HMK'nın 305. maddesinde de hüküm fıkrasında taraflara tanınan hakların ve yüklenen borçların tavzih yoluyla sınırlandırılamayacağı, genişletilemeyeceği ve değiştirilemeyeceği hüküm altına alınmıştır. Bir başka anlatımla hükmü değiştirici nitelikte, taraflara tanınan hakları ve yüklenen borçlar değiştirir mahiyette hüküm genişletilemez ve sınırlanamaz (HMK m. 305/2). Hükmün tamamlanması başlıklı 305/A maddesinde ise taraflardan her birinin, nihaî kararın tebliğinden itibaren bir ay içinde, yargılamada ileri sürülmesine veya kendiliğinden hükme geçirilmesi gerekli olmasına rağmen hakkında tamamen veya kısmen karar verilmeyen hususlarda, ek karar verilmesini isteyebileyeceği belirtilmiştir. Davacı tarafından verilen 05.01.2022 tarihli dilekçe ile payını satış işlemi ile dava dışı üçüncü kişilere devreden davalılara ait yerin diğer davalılara ait hisseden verilmesi talebi, hükmü ve taraflara tanınan hakları ve yüklenen borçlar değiştirir mahiyette olmakla birlikte, hükmün tamamlanması dilekçesinin bir aylık yasal sürede verilmediği anlaşıldığından, tavzih talebinin reddine karar verilmesinde bir isabetsizlik görülmemiştir. Bu nedenle, 08.02.2022 tarihli ek kararın onanması gerekmiştir.

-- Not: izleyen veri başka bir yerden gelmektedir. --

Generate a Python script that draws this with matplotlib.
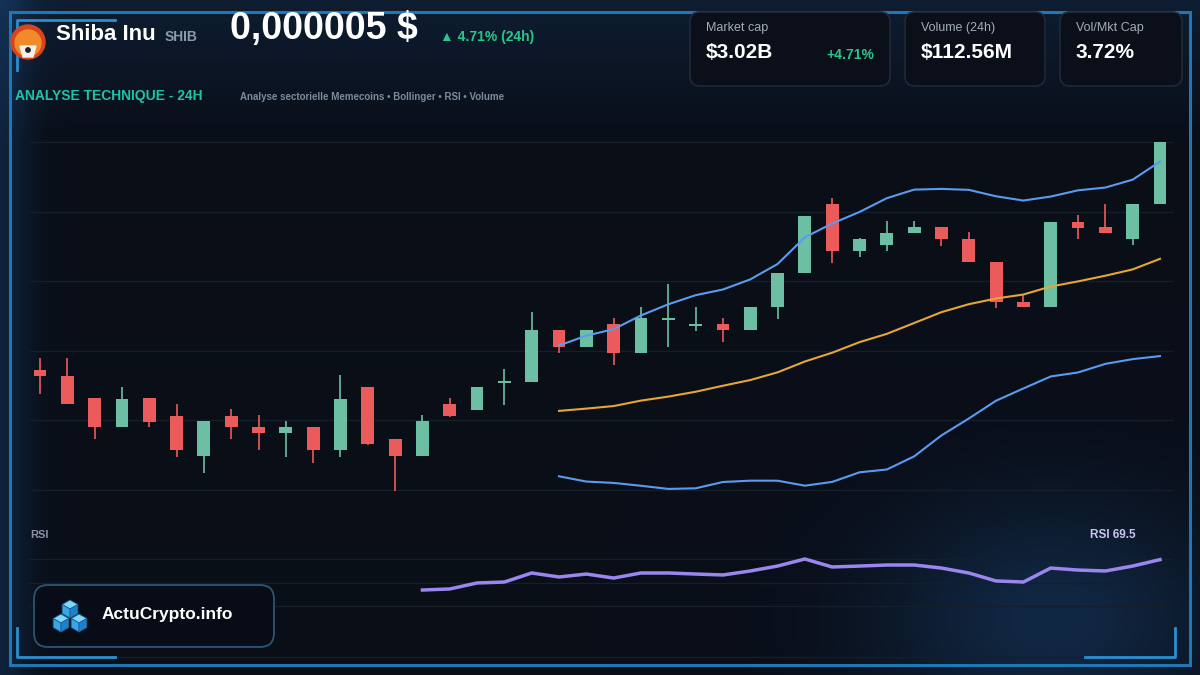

SONUÇ: Yapılan yargılamaya, dosya içeriğine ve temyiz olunan ek kararda yazılı gerekçelere göre tavzih talebinde bulunan davacının yerinde olmayan temyiz itirazlarının reddiyle usul ve yasaya uygun ek kararın ONANMASINA, onama harcı peşin alındığından yeniden alınmasına yer olmadığına, 17.10.2022 tarihinde oy birliği ile karar verildi.